Exilado na Inglaterra, ergue o terceiro, que permanece inacabado por sua morte em 1948. Schwitters pertence, ao menos tangencialmente, ao dadaísmo de Berlim, que Norval Baitello Jr. estudou no livro "Dadá-Berlim" (Annablume -nome da editora e da musa de Schwitters).

Energias
No ótimo catálogo da exposição, Joachim Bernauer cita Oiticica sobre Schwitters: "O profundo desejo de construção que se manifesta nas suas obras é conseqüência da maneira de intuir o mundo como um habitat ideal não imediato". Dentre os grandes artistas de seu tempo, talvez um dos que mais se aproximem de Schwitters em suas obsessões criadoras habite uma outra galáxia, ibérica, católica e conservadora. Como Schwitters, Gaudí recupera, junta, cola, ergue, eleva empiricamente templos ideais nada imediatos.

Fusões
Rrummpff tilff toooo? Essa frase faz parte da "Ursonate" (Sonata Primordial) de Schwitters, destinada a ser lida em voz alta, feita apenas de sonoridades maciças sem significação. Haroldo de Campos traduziu o poema que Schwitters dedicou a Anna Blume, tão concreto. É dele o verso admirável: "Gordura bovina goteja ternura em meu dorso".

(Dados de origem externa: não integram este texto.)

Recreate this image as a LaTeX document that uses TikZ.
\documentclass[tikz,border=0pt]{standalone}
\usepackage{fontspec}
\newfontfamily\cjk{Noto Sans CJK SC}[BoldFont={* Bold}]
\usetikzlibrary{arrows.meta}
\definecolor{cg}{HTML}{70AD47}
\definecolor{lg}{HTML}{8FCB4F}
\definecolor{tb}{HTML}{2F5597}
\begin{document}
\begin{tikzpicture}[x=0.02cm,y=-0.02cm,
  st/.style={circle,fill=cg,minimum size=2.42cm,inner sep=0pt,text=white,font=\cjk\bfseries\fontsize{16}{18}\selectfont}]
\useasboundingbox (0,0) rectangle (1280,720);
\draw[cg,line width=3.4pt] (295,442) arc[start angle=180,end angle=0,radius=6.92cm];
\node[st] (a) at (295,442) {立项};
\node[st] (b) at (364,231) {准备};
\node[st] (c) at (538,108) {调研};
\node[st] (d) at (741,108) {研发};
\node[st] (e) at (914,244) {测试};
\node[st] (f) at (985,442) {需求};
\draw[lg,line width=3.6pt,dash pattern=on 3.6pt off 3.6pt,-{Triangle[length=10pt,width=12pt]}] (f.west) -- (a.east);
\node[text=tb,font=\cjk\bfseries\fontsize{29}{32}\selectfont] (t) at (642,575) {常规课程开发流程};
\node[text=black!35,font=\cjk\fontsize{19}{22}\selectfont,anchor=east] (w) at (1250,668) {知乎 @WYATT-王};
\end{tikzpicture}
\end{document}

Schwitters é fiel a si mesmo em todas as formas de sua arte. Nos anos 1940, volta à figuração: permanece intenso, construtor e material. Obra-prima dessa época, o "Retrato de Alfred Sohn-Rethel 1".

Clarão
"A sinfonia deveria ser como o mundo; ela precisa abarcar todas as coisas." A frase é de Mahler, compositor que organizou as mais monumentais colagens sonoras. Os maestros adoram dirigir sua música surpreendente, grandiosa.

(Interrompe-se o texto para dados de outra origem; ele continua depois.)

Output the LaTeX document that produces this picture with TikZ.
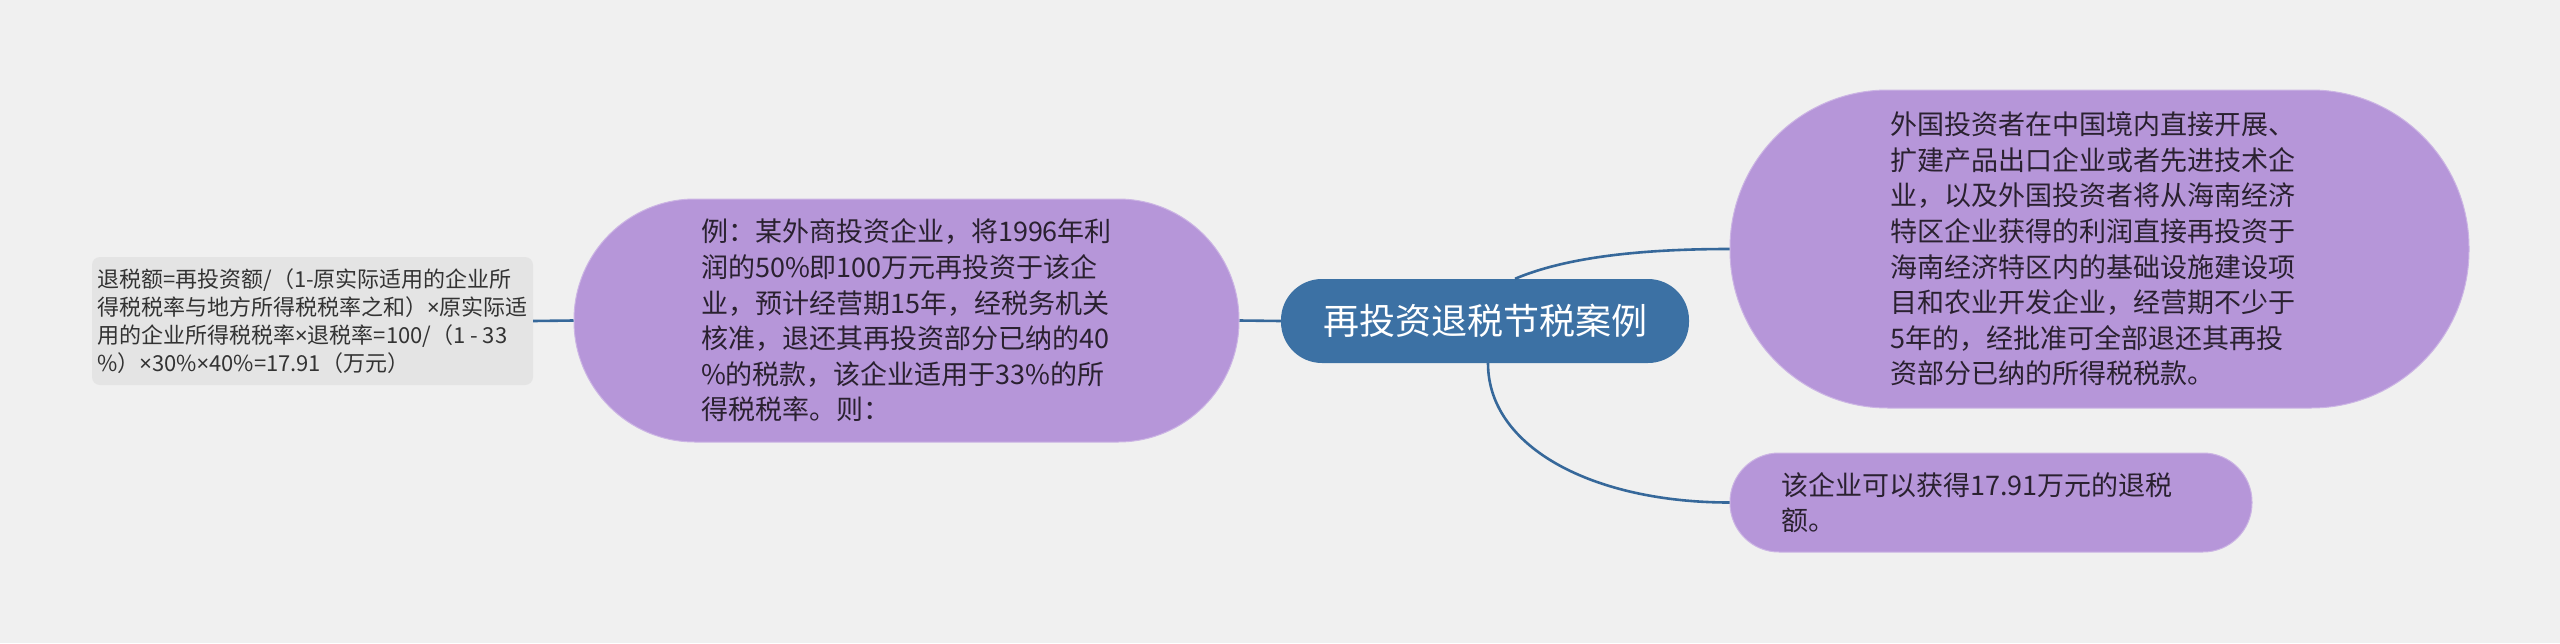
\documentclass[tikz,border=0pt]{standalone}
\usepackage{fontspec}
\newfontfamily\cjk{Noto Sans CJK SC}
\newfontfamily\latn{Noto Sans}
\newcommand\mytimes{{\latn ×}}
\usetikzlibrary{calc}
\definecolor{bgc}{HTML}{F0F0F0}
\definecolor{grayfill}{HTML}{E4E4E4}
\definecolor{purplefill}{HTML}{B696D9}
\definecolor{centerfill}{HTML}{3C71A4}
\definecolor{linec}{HTML}{36689A}
\definecolor{ptext}{HTML}{2A2130}
\definecolor{gtext}{HTML}{333333}
\tikzset{
  pill/.style={fill=purplefill, draw=purplefill!70!white, line width=1pt, inner sep=0pt, align=left, text=ptext,
    font=\cjk\fontsize{27pt}{35.6pt}\selectfont},
  graybox/.style={fill=grayfill, rounded corners=8pt, inner sep=0pt, align=left, text=gtext,
    font=\cjk\fontsize{22pt}{28pt}\selectfont},
  rootbox/.style={fill=centerfill, inner sep=0pt, text=white, font=\cjk\fontsize{36pt}{40pt}\selectfont},
  conn/.style={draw=linec, line width=2.6pt}
}
\begin{document}
\begin{tikzpicture}[x=1pt,y=-1pt]
\useasboundingbox[fill=bgc] (0,0) rectangle (2560,643);

\node[rootbox, minimum width=408pt, minimum height=84pt, rounded corners=41pt] (center) at (1485,321) {再投资退税节税案例};

\node[pill, minimum width=665pt, minimum height=243pt, rounded corners=121pt] (left) at (906.5,320.5)
{例：某外商投资企业，将1996年利\\润的50\%即100万元再投资于该企\\业，预计经营期15年，经税务机关\\核准，退还其再投资部分已纳的40\\\%的税款，该企业适用于33\%的所\\得税税率。则：};

\node[graybox, minimum width=441pt, minimum height=128pt] (gray) at (312.5,321)
{退税额=再投资额/（1-原实际适用的企业所\\得税税率与地方所得税税率之和）\mytimes 原实际适\\用的企业所得税税率\mytimes 退税率=100/（1 - 33\\\%）\mytimes 30\%\mytimes 40\%=17.91（万元）};

\node[pill, minimum width=739pt, minimum height=318pt, rounded corners=158pt] (rt) at (2099.5,249)
{外国投资者在中国境内直接开展、\hspace*{14pt}\\扩建产品出口企业或者先进技术企\\业，以及外国投资者将从海南经济\\特区企业获得的利润直接再投资于\\海南经济特区内的基础设施建设项\\目和农业开发企业，经营期不少于\\5年的，经批准可全部退还其再投\\资部分已纳的所得税税款。};

\node[pill, minimum width=522pt, minimum height=99pt, rounded corners=49pt] (rb) at (1991,502.5)
{该企业可以获得17.91万元的退税\hspace*{28pt}\\额。};

\draw[conn] (center.west) -- (left.east);
\draw[conn] (left.west) -- (gray.east);
\draw[conn] ($(center.north)+(30,0)$) .. controls ($(center.north)+(70,-17)$) and ($(rt.west)+(-110,0)$) .. (rt.west);
\draw[conn] ($(center.south)+(3,0)$) .. controls ($(center.south)+(3,85)$) and ($(rb.west)+(-135,0)$) .. (rb.west);
\end{tikzpicture}
\end{document}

É preciso excelentes intérpretes para tanto: Luiz Malheiro, num domingo de manhã, dia 25 de novembro, frente à Orquestra Municipal de São Paulo, regeu a "Sinfonia nº 5". Um esplendor. Aquela orquestra, tão precária não faz ainda muito tempo, está transfigurada. Depois das finuras da "Shéhérazade" de Ravel, as sonoridades de Mahler avolumaram, brilhantes, na sublime acústica do Teatro Municipal.